# PROMPT
Can you copy out the data exactly? Leave the images out.

# STORED DATA
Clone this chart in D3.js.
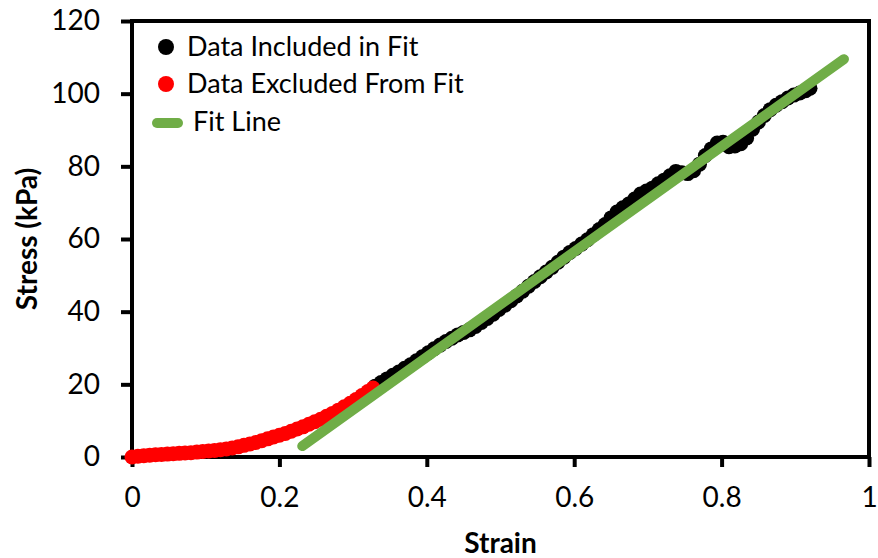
<!DOCTYPE html>
<html lang="en">
<head>
    <meta charset="UTF-8">
    <script src="https://cdn.jsdelivr.net/npm/d3@7"></script>
    <style type="text/css">
        * { margin: 0; padding: 0; }
        body { background-color: white; font-family: Lato, "Open Sans", sans-serif; }
        svg { display: block; }
    </style>
    <title>Stress vs Strain</title>
</head>
<body>
    <div id="chartContainer"></div>

    <script>
        // data
        var excludedStrain = [0, 0.008, 0.016, 0.024, 0.032, 0.040, 0.048, 0.056, 0.064, 0.072, 0.080, 0.088, 0.096, 0.104,
            0.112, 0.120, 0.128, 0.136, 0.144, 0.152, 0.160, 0.168, 0.176, 0.184, 0.192, 0.200, 0.208, 0.216, 0.224, 0.232,
            0.240, 0.248, 0.256, 0.264, 0.272, 0.280, 0.288, 0.296, 0.304, 0.312, 0.320, 0.327];
        var excludedStress = [0.0, 0.2, 0.35, 0.5, 0.6, 0.7, 0.8, 0.9, 1.0, 1.1, 1.2, 1.35, 1.5, 1.65,
            1.8, 2.0, 2.2, 2.5, 2.8, 3.2, 3.6, 4.0, 4.5, 5.0, 5.5, 6.0, 6.5, 7.1, 7.7, 8.3,
            9.0, 9.7, 10.4, 11.2, 12.0, 12.9, 13.8, 14.8, 15.8, 16.9, 18.0, 19.0];

        var includedStrain = [0.330, 0.338, 0.346, 0.354, 0.362, 0.370, 0.378, 0.386, 0.394, 0.402, 0.410, 0.418, 0.426,
            0.434, 0.442, 0.450, 0.458, 0.466, 0.474, 0.482, 0.490, 0.498, 0.506, 0.514, 0.522, 0.530, 0.538, 0.546,
            0.554, 0.562, 0.570, 0.578, 0.586, 0.594, 0.602, 0.610, 0.618, 0.626, 0.634, 0.642, 0.650, 0.658, 0.666,
            0.674, 0.682, 0.690, 0.698, 0.706, 0.714, 0.722, 0.730, 0.738, 0.746, 0.754, 0.762, 0.770, 0.778, 0.786,
            0.794, 0.802, 0.810, 0.818, 0.826, 0.834, 0.842, 0.850, 0.858, 0.866, 0.874, 0.882, 0.890, 0.898, 0.906,
            0.914, 0.920];
        var includedStress = [19.5, 20.5, 21.5, 22.5, 23.4, 24.4, 25.4, 26.5, 27.6, 28.7, 29.8, 30.8, 31.8,
            32.7, 33.6, 34.3, 35.0, 35.9, 37.0, 38.1, 39.3, 40.6, 41.8, 43.0, 44.3, 45.6, 47.0, 48.3,
            49.6, 50.9, 52.2, 53.6, 55.0, 56.3, 57.4, 58.6, 59.8, 61.2, 62.6, 64.0, 65.8, 67.4, 68.6,
            69.6, 71.0, 72.4, 73.2, 74.0, 75.2, 76.2, 77.4, 78.6, 78.2, 78.0, 78.8, 80.6, 83.0, 84.8,
            86.4, 86.6, 85.4, 85.6, 86.2, 87.8, 90.2, 92.2, 94.0, 95.6, 96.8, 97.8, 98.8, 99.6, 100.2,
            100.8, 101.5];

        var fitStrain = [0.231, 0.966];
        var fitStress = [3.0, 109.5];

        var xTicks = [0, 0.2, 0.4, 0.6, 0.8, 1];
        var yTicks = [0, 20, 40, 60, 80, 100, 120];

        var legendLabels = ["Data Included in Fit", "Data Excluded From Fit", "Fit Line"];

        //Width and height
        var w = 878;
        var h = 558;
        var pLeft = 132, pRight = 869, pTop = 21, pBottom = 457;

        var xScale = d3.scaleLinear().domain([0, 1]).range([pLeft, pRight]);
        var yScale = d3.scaleLinear().domain([0, 120]).range([pBottom, pTop]);

        var svg = d3.select("#chartContainer")
                    .append("svg")
                    .attr("width", w)
                    .attr("height", h);

        // plot area border (top and right)
        svg.append("path")
            .attr("d", "M" + pLeft + "," + pTop + "H" + pRight + "V" + pBottom)
            .attr("fill", "none")
            .attr("stroke", "black")
            .attr("stroke-width", 4);

        //Define axes
        var xAxis = d3.axisBottom(xScale)
                    .tickValues(xTicks)
                    .tickSize(10)
                    .tickPadding(20)
                    .tickFormat(d3.format("~g"));
        var yAxis = d3.axisLeft(yScale)
                    .tickValues(yTicks)
                    .tickSize(11)
                    .tickPadding(21);

        var gx = svg.append("g")
            .attr("class", "axis x")
            .attr("transform", "translate(0," + pBottom + ")")
            .call(xAxis);
        var gy = svg.append("g")
            .attr("class", "axis y")
            .attr("transform", "translate(" + pLeft + ",0)")
            .call(yAxis);

        gx.select(".domain").attr("d", "M" + (pLeft - 2) + ",0H" + (pRight + 2));
        gy.select(".domain").attr("d", "M0," + (pTop - 2) + "V" + (pBottom + 2));
        [gx, gy].forEach(function(g) {
            g.select(".domain").attr("stroke-width", 4);
            g.selectAll(".tick line").attr("stroke-width", 4);
            g.selectAll(".tick text")
                .attr("font-family", "Lato, sans-serif")
                .attr("font-size", "28px")
                .attr("fill", "black");
        });
        gx.selectAll(".tick text").attr("dy", "0.71em");

        // series: black first, then red, then the fit line on top
        var dots = svg.append("g");
        dots.selectAll("circle.inc")
            .data(d3.range(includedStrain.length))
            .enter()
            .append("circle")
            .attr("class", "inc")
            .attr("cx", function(i) { return xScale(includedStrain[i]); })
            .attr("cy", function(i) { return yScale(includedStress[i]); })
            .attr("r", 7.5)
            .attr("fill", "black");

        dots.selectAll("circle.exc")
            .data(d3.range(excludedStrain.length))
            .enter()
            .append("circle")
            .attr("class", "exc")
            .attr("cx", function(i) { return xScale(excludedStrain[i]); })
            .attr("cy", function(i) { return yScale(excludedStress[i]); })
            .attr("r", 7.5)
            .attr("fill", "#ff0000");

        var line = d3.line()
            .x(function(i) { return xScale(fitStrain[i]); })
            .y(function(i) { return yScale(fitStress[i]); });

        svg.append("path")
            .attr("d", line(d3.range(fitStrain.length)))
            .attr("fill", "none")
            .attr("stroke", "#70ad47")
            .attr("stroke-width", 10)
            .attr("stroke-linecap", "round");

        // legend
        var legend = svg.append("g").attr("font-family", "Lato, sans-serif").attr("font-size", "27px");
        legend.append("circle").attr("cx", 166).attr("cy", 47).attr("r", 8).attr("fill", "black");
        legend.append("circle").attr("cx", 166).attr("cy", 84).attr("r", 8).attr("fill", "#ff0000");
        legend.append("line")
            .attr("x1", 157).attr("x2", 178).attr("y1", 123).attr("y2", 123)
            .attr("stroke", "#70ad47").attr("stroke-width", 10).attr("stroke-linecap", "round");
        legend.append("text").attr("x", 187).attr("y", 56).text(legendLabels[0]);
        legend.append("text").attr("x", 187).attr("y", 93).text(legendLabels[1]);
        legend.append("text").attr("x", 193).attr("y", 131).text(legendLabels[2]);

        // axis titles
        svg.append("text")
            .attr("x", (pLeft + pRight) / 2)
            .attr("y", 553)
            .attr("text-anchor", "middle")
            .attr("font-family", "Lato, sans-serif")
            .attr("font-weight", "bold")
            .attr("font-size", "28px")
            .text("Strain");

        svg.append("text")
            .attr("transform", "translate(37," + (pTop + pBottom) / 2 + ") rotate(-90)")
            .attr("text-anchor", "middle")
            .attr("font-family", "Lato, sans-serif")
            .attr("font-weight", "bold")
            .attr("font-size", "28px")
            .text("Stress (kPa)");
    </script>
</body>
</html>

# WRITTEN ANSWER
Clone this chart in D3.js.
<!DOCTYPE html>
<html lang="en">
<head>
    <meta charset="UTF-8">
    <script src="https://cdn.jsdelivr.net/npm/d3@7"></script>
    <style type="text/css">
        * { margin: 0; padding: 0; }
        body { background-color: white; font-family: Lato, "Open Sans", sans-serif; }
        svg { display: block; }
    </style>
    <title>Stress vs Strain</title>
</head>
<body>
    <div id="chartContainer"></div>

    <script>
        // data
        var excludedStrain = [0, 0.008, 0.016, 0.024, 0.032, 0.040, 0.048, 0.056, 0.064, 0.072, 0.080, 0.088, 0.096, 0.104,
            0.112, 0.120, 0.128, 0.136, 0.144, 0.152, 0.160, 0.168, 0.176, 0.184, 0.192, 0.200, 0.208, 0.216, 0.224, 0.232,
            0.240, 0.248, 0.256, 0.264, 0.272, 0.280, 0.288, 0.296, 0.304, 0.312, 0.320, 0.327];
        var excludedStress = [0.0, 0.2, 0.35, 0.5, 0.6, 0.7, 0.8, 0.9, 1.0, 1.1, 1.2, 1.35, 1.5, 1.65,
            1.8, 2.0, 2.2, 2.5, 2.8, 3.2, 3.6, 4.0, 4.5, 5.0, 5.5, 6.0, 6.5, 7.1, 7.7, 8.3,
            9.0, 9.7, 10.4, 11.2, 12.0, 12.9, 13.8, 14.8, 15.8, 16.9, 18.0, 19.0];

        var includedStrain = [0.330, 0.338, 0.346, 0.354, 0.362, 0.370, 0.378, 0.386, 0.394, 0.402, 0.410, 0.418, 0.426,
            0.434, 0.442, 0.450, 0.458, 0.466, 0.474, 0.482, 0.490, 0.498, 0.506, 0.514, 0.522, 0.530, 0.538, 0.546,
            0.554, 0.562, 0.570, 0.578, 0.586, 0.594, 0.602, 0.610, 0.618, 0.626, 0.634, 0.642, 0.650, 0.658, 0.666,
            0.674, 0.682, 0.690, 0.698, 0.706, 0.714, 0.722, 0.730, 0.738, 0.746, 0.754, 0.762, 0.770, 0.778, 0.786,
            0.794, 0.802, 0.810, 0.818, 0.826, 0.834, 0.842, 0.850, 0.858, 0.866, 0.874, 0.882, 0.890, 0.898, 0.906,
            0.914, 0.920];
        var includedStress = [19.5, 20.5, 21.5, 22.5, 23.4, 24.4, 25.4, 26.5, 27.6, 28.7, 29.8, 30.8, 31.8,
            32.7, 33.6, 34.3, 35.0, 35.9, 37.0, 38.1, 39.3, 40.6, 41.8, 43.0, 44.3, 45.6, 47.0, 48.3,
            49.6, 50.9, 52.2, 53.6, 55.0, 56.3, 57.4, 58.6, 59.8, 61.2, 62.6, 64.0, 65.8, 67.4, 68.6,
            69.6, 71.0, 72.4, 73.2, 74.0, 75.2, 76.2, 77.4, 78.6, 78.2, 78.0, 78.8, 80.6, 83.0, 84.8,
            86.4, 86.6, 85.4, 85.6, 86.2, 87.8, 90.2, 92.2, 94.0, 95.6, 96.8, 97.8, 98.8, 99.6, 100.2,
            100.8, 101.5];

        var fitStrain = [0.231, 0.966];
        var fitStress = [3.0, 109.5];

        var xTicks = [0, 0.2, 0.4, 0.6, 0.8, 1];
        var yTicks = [0, 20, 40, 60, 80, 100, 120];

        var legendLabels = ["Data Included in Fit", "Data Excluded From Fit", "Fit Line"];

        //Width and height
        var w = 878;
        var h = 558;
        var pLeft = 132, pRight = 869, pTop = 21, pBottom = 457;

        var xScale = d3.scaleLinear().domain([0, 1]).range([pLeft, pRight]);
        var yScale = d3.scaleLinear().domain([0, 120]).range([pBottom, pTop]);

        var svg = d3.select("#chartContainer")
                    .append("svg")
                    .attr("width", w)
                    .attr("height", h);

        // plot area border (top and right)
        svg.append("path")
            .attr("d", "M" + pLeft + "," + pTop + "H" + pRight + "V" + pBottom)
            .attr("fill", "none")
            .attr("stroke", "black")
            .attr("stroke-width", 4);

        //Define axes
        var xAxis = d3.axisBottom(xScale)
                    .tickValues(xTicks)
                    .tickSize(10)
                    .tickPadding(20)
                    .tickFormat(d3.format("~g"));
        var yAxis = d3.axisLeft(yScale)
                    .tickValues(yTicks)
                    .tickSize(11)
                    .tickPadding(21);

        var gx = svg.append("g")
            .attr("class", "axis x")
            .attr("transform", "translate(0," + pBottom + ")")
            .call(xAxis);
        var gy = svg.append("g")
            .attr("class", "axis y")
            .attr("transform", "translate(" + pLeft + ",0)")
            .call(yAxis);

        gx.select(".domain").attr("d", "M" + (pLeft - 2) + ",0H" + (pRight + 2));
        gy.select(".domain").attr("d", "M0," + (pTop - 2) + "V" + (pBottom + 2));
        [gx, gy].forEach(function(g) {
            g.select(".domain").attr("stroke-width", 4);
            g.selectAll(".tick line").attr("stroke-width", 4);
            g.selectAll(".tick text")
                .attr("font-family", "Lato, sans-serif")
                .attr("font-size", "28px")
                .attr("fill", "black");
        });
        gx.selectAll(".tick text").attr("dy", "0.71em");

        // series: black first, then red, then the fit line on top
        var dots = svg.append("g");
        dots.selectAll("circle.inc")
            .data(d3.range(includedStrain.length))
            .enter()
            .append("circle")
            .attr("class", "inc")
            .attr("cx", function(i) { return xScale(includedStrain[i]); })
            .attr("cy", function(i) { return yScale(includedStress[i]); })
            .attr("r", 7.5)
            .attr("fill", "black");

        dots.selectAll("circle.exc")
            .data(d3.range(excludedStrain.length))
            .enter()
            .append("circle")
            .attr("class", "exc")
            .attr("cx", function(i) { return xScale(excludedStrain[i]); })
            .attr("cy", function(i) { return yScale(excludedStress[i]); })
            .attr("r", 7.5)
            .attr("fill", "#ff0000");

        var line = d3.line()
            .x(function(i) { return xScale(fitStrain[i]); })
            .y(function(i) { return yScale(fitStress[i]); });

        svg.append("path")
            .attr("d", line(d3.range(fitStrain.length)))
            .attr("fill", "none")
            .attr("stroke", "#70ad47")
            .attr("stroke-width", 10)
            .attr("stroke-linecap", "round");

        // legend
        var legend = svg.append("g").attr("font-family", "Lato, sans-serif").attr("font-size", "27px");
        legend.append("circle").attr("cx", 166).attr("cy", 47).attr("r", 8).attr("fill", "black");
        legend.append("circle").attr("cx", 166).attr("cy", 84).attr("r", 8).attr("fill", "#ff0000");
        legend.append("line")
            .attr("x1", 157).attr("x2", 178).attr("y1", 123).attr("y2", 123)
            .attr("stroke", "#70ad47").attr("stroke-width", 10).attr("stroke-linecap", "round");
        legend.append("text").attr("x", 187).attr("y", 56).text(legendLabels[0]);
        legend.append("text").attr("x", 187).attr("y", 93).text(legendLabels[1]);
        legend.append("text").attr("x", 193).attr("y", 131).text(legendLabels[2]);

        // axis titles
        svg.append("text")
            .attr("x", (pLeft + pRight) / 2)
            .attr("y", 553)
            .attr("text-anchor", "middle")
            .attr("font-family", "Lato, sans-serif")
            .attr("font-weight", "bold")
            .attr("font-size", "28px")
            .text("Strain");

        svg.append("text")
            .attr("transform", "translate(37," + (pTop + pBottom) / 2 + ") rotate(-90)")
            .attr("text-anchor", "middle")
            .attr("font-family", "Lato, sans-serif")
            .attr("font-weight", "bold")
            .attr("font-size", "28px")
            .text("Stress (kPa)");
    </script>
</body>
</html>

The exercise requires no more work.